> [GOAL OF THE EXERCISE] Output each line exactly as it appears, skipping any embedded picture.

(Data listing)
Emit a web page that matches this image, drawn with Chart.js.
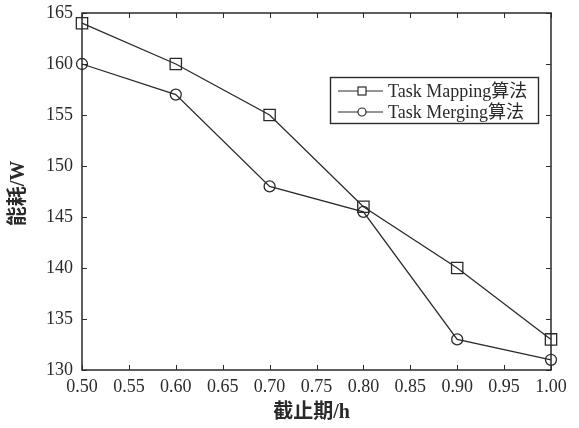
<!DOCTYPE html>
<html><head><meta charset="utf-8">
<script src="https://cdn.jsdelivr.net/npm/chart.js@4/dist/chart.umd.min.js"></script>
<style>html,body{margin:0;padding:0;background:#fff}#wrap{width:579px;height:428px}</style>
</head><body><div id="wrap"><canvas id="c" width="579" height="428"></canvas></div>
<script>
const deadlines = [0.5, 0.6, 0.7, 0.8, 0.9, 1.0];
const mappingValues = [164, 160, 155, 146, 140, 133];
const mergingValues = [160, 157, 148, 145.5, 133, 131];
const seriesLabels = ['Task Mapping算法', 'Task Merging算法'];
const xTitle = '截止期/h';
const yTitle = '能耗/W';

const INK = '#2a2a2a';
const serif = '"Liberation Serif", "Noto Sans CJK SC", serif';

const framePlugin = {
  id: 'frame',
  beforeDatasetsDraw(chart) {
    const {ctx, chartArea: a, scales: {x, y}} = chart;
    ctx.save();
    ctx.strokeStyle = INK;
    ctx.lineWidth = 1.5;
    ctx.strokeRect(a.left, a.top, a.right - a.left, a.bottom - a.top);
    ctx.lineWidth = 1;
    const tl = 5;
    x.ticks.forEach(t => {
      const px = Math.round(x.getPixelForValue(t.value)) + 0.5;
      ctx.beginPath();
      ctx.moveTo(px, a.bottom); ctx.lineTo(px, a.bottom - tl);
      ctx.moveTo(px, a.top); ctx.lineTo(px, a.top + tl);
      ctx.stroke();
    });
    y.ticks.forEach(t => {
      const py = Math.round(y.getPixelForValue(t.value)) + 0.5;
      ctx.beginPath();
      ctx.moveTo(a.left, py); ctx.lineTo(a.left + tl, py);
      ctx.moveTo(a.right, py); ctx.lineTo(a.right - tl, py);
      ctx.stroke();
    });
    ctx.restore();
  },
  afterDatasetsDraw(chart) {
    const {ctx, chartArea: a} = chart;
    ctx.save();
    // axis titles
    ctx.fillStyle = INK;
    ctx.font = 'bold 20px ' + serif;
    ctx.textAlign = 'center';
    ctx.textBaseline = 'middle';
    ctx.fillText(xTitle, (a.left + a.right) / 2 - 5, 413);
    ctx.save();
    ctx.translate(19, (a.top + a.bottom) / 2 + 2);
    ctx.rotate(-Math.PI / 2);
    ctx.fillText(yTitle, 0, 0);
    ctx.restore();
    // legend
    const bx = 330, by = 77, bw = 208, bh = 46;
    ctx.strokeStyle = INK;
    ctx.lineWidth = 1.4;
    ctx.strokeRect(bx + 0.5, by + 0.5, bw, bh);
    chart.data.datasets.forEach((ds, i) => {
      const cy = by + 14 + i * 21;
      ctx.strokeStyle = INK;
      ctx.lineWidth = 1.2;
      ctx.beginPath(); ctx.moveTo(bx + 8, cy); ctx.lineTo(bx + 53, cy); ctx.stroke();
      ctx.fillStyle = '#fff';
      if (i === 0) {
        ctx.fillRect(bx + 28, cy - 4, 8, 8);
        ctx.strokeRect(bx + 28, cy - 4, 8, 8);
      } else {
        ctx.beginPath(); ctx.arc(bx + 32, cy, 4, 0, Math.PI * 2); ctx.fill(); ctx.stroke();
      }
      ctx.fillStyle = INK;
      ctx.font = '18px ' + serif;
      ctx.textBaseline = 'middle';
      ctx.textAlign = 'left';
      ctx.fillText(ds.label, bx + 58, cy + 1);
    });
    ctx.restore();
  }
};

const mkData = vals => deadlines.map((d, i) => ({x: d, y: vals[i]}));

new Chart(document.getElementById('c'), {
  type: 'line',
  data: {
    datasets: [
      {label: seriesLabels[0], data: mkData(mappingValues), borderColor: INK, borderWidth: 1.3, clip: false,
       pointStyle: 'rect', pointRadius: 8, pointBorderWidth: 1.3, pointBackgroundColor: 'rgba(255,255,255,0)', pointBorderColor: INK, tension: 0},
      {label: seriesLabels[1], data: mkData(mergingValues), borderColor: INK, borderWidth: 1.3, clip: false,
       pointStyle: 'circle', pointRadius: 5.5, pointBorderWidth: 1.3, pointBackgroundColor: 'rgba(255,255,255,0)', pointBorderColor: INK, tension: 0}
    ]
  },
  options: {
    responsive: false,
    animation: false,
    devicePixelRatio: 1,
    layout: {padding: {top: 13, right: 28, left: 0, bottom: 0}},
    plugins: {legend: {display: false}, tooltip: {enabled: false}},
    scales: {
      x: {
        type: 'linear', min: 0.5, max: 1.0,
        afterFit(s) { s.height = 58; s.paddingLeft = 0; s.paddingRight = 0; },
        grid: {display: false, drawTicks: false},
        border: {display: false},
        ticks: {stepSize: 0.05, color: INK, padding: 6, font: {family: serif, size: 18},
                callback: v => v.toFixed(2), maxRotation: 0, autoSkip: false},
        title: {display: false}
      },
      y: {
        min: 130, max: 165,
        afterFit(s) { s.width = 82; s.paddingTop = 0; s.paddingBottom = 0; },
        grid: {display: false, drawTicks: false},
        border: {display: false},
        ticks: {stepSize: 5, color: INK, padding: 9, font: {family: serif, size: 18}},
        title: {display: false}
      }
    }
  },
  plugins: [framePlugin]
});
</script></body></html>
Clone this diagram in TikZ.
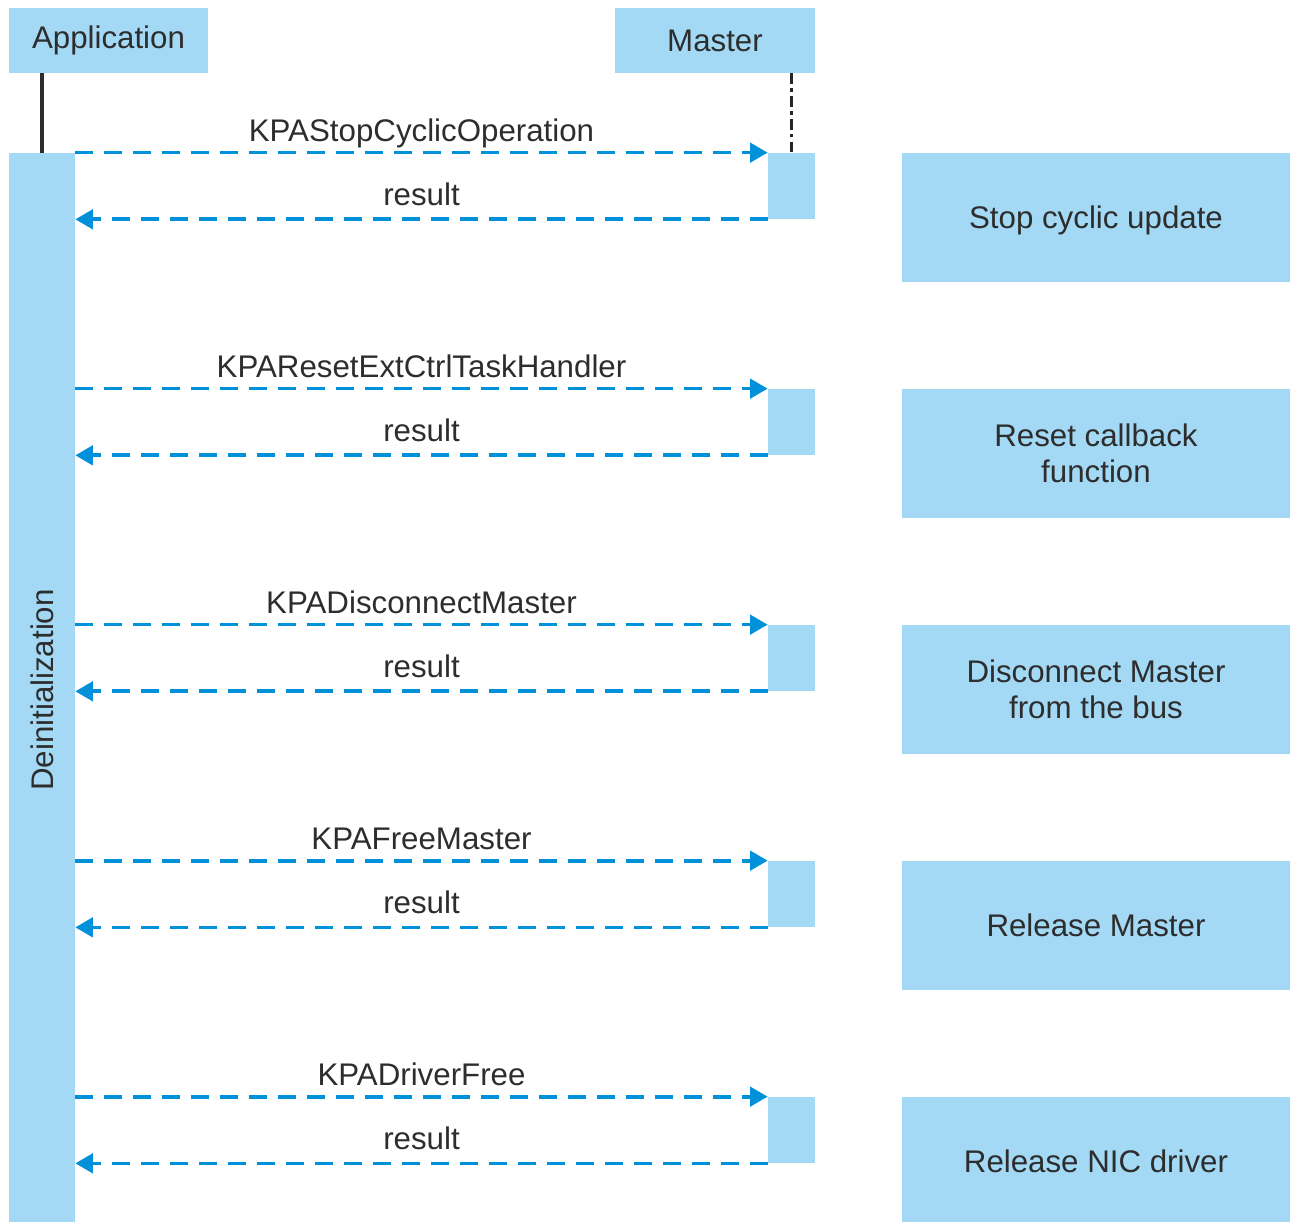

> [TASK RESULT]
Emit a web page that matches this image, drawn with Chart.js.
<!DOCTYPE html>
<html><head><meta charset="utf-8">
<script src="https://cdn.jsdelivr.net/npm/chart.js@4/dist/chart.umd.min.js"></script>
<style>html,body{margin:0;padding:0;background:#fff}#wrap{width:579px;height:428px}</style>
</head><body><div id="wrap"><canvas id="c" width="579" height="428"></canvas></div>
<script>
const deadlines = [0.5, 0.6, 0.7, 0.8, 0.9, 1.0];
const mappingValues = [164, 160, 155, 146, 140, 133];
const mergingValues = [160, 157, 148, 145.5, 133, 131];
const seriesLabels = ['Task Mapping算法', 'Task Merging算法'];
const xTitle = '截止期/h';
const yTitle = '能耗/W';

const INK = '#2a2a2a';
const serif = '"Liberation Serif", "Noto Sans CJK SC", serif';

const framePlugin = {
  id: 'frame',
  beforeDatasetsDraw(chart) {
    const {ctx, chartArea: a, scales: {x, y}} = chart;
    ctx.save();
    ctx.strokeStyle = INK;
    ctx.lineWidth = 1.5;
    ctx.strokeRect(a.left, a.top, a.right - a.left, a.bottom - a.top);
    ctx.lineWidth = 1;
    const tl = 5;
    x.ticks.forEach(t => {
      const px = Math.round(x.getPixelForValue(t.value)) + 0.5;
      ctx.beginPath();
      ctx.moveTo(px, a.bottom); ctx.lineTo(px, a.bottom - tl);
      ctx.moveTo(px, a.top); ctx.lineTo(px, a.top + tl);
      ctx.stroke();
    });
    y.ticks.forEach(t => {
      const py = Math.round(y.getPixelForValue(t.value)) + 0.5;
      ctx.beginPath();
      ctx.moveTo(a.left, py); ctx.lineTo(a.left + tl, py);
      ctx.moveTo(a.right, py); ctx.lineTo(a.right - tl, py);
      ctx.stroke();
    });
    ctx.restore();
  },
  afterDatasetsDraw(chart) {
    const {ctx, chartArea: a} = chart;
    ctx.save();
    // axis titles
    ctx.fillStyle = INK;
    ctx.font = 'bold 20px ' + serif;
    ctx.textAlign = 'center';
    ctx.textBaseline = 'middle';
    ctx.fillText(xTitle, (a.left + a.right) / 2 - 5, 413);
    ctx.save();
    ctx.translate(19, (a.top + a.bottom) / 2 + 2);
    ctx.rotate(-Math.PI / 2);
    ctx.fillText(yTitle, 0, 0);
    ctx.restore();
    // legend
    const bx = 330, by = 77, bw = 208, bh = 46;
    ctx.strokeStyle = INK;
    ctx.lineWidth = 1.4;
    ctx.strokeRect(bx + 0.5, by + 0.5, bw, bh);
    chart.data.datasets.forEach((ds, i) => {
      const cy = by + 14 + i * 21;
      ctx.strokeStyle = INK;
      ctx.lineWidth = 1.2;
      ctx.beginPath(); ctx.moveTo(bx + 8, cy); ctx.lineTo(bx + 53, cy); ctx.stroke();
      ctx.fillStyle = '#fff';
      if (i === 0) {
        ctx.fillRect(bx + 28, cy - 4, 8, 8);
        ctx.strokeRect(bx + 28, cy - 4, 8, 8);
      } else {
        ctx.beginPath(); ctx.arc(bx + 32, cy, 4, 0, Math.PI * 2); ctx.fill(); ctx.stroke();
      }
      ctx.fillStyle = INK;
      ctx.font = '18px ' + serif;
      ctx.textBaseline = 'middle';
      ctx.textAlign = 'left';
      ctx.fillText(ds.label, bx + 58, cy + 1);
    });
    ctx.restore();
  }
};

const mkData = vals => deadlines.map((d, i) => ({x: d, y: vals[i]}));

new Chart(document.getElementById('c'), {
  type: 'line',
  data: {
    datasets: [
      {label: seriesLabels[0], data: mkData(mappingValues), borderColor: INK, borderWidth: 1.3, clip: false,
       pointStyle: 'rect', pointRadius: 8, pointBorderWidth: 1.3, pointBackgroundColor: 'rgba(255,255,255,0)', pointBorderColor: INK, tension: 0},
      {label: seriesLabels[1], data: mkData(mergingValues), borderColor: INK, borderWidth: 1.3, clip: false,
       pointStyle: 'circle', pointRadius: 5.5, pointBorderWidth: 1.3, pointBackgroundColor: 'rgba(255,255,255,0)', pointBorderColor: INK, tension: 0}
    ]
  },
  options: {
    responsive: false,
    animation: false,
    devicePixelRatio: 1,
    layout: {padding: {top: 13, right: 28, left: 0, bottom: 0}},
    plugins: {legend: {display: false}, tooltip: {enabled: false}},
    scales: {
      x: {
        type: 'linear', min: 0.5, max: 1.0,
        afterFit(s) { s.height = 58; s.paddingLeft = 0; s.paddingRight = 0; },
        grid: {display: false, drawTicks: false},
        border: {display: false},
        ticks: {stepSize: 0.05, color: INK, padding: 6, font: {family: serif, size: 18},
                callback: v => v.toFixed(2), maxRotation: 0, autoSkip: false},
        title: {display: false}
      },
      y: {
        min: 130, max: 165,
        afterFit(s) { s.width = 82; s.paddingTop = 0; s.paddingBottom = 0; },
        grid: {display: false, drawTicks: false},
        border: {display: false},
        ticks: {stepSize: 5, color: INK, padding: 9, font: {family: serif, size: 18}},
        title: {display: false}
      }
    }
  },
  plugins: [framePlugin]
});
</script></body></html>
Clone this diagram in TikZ.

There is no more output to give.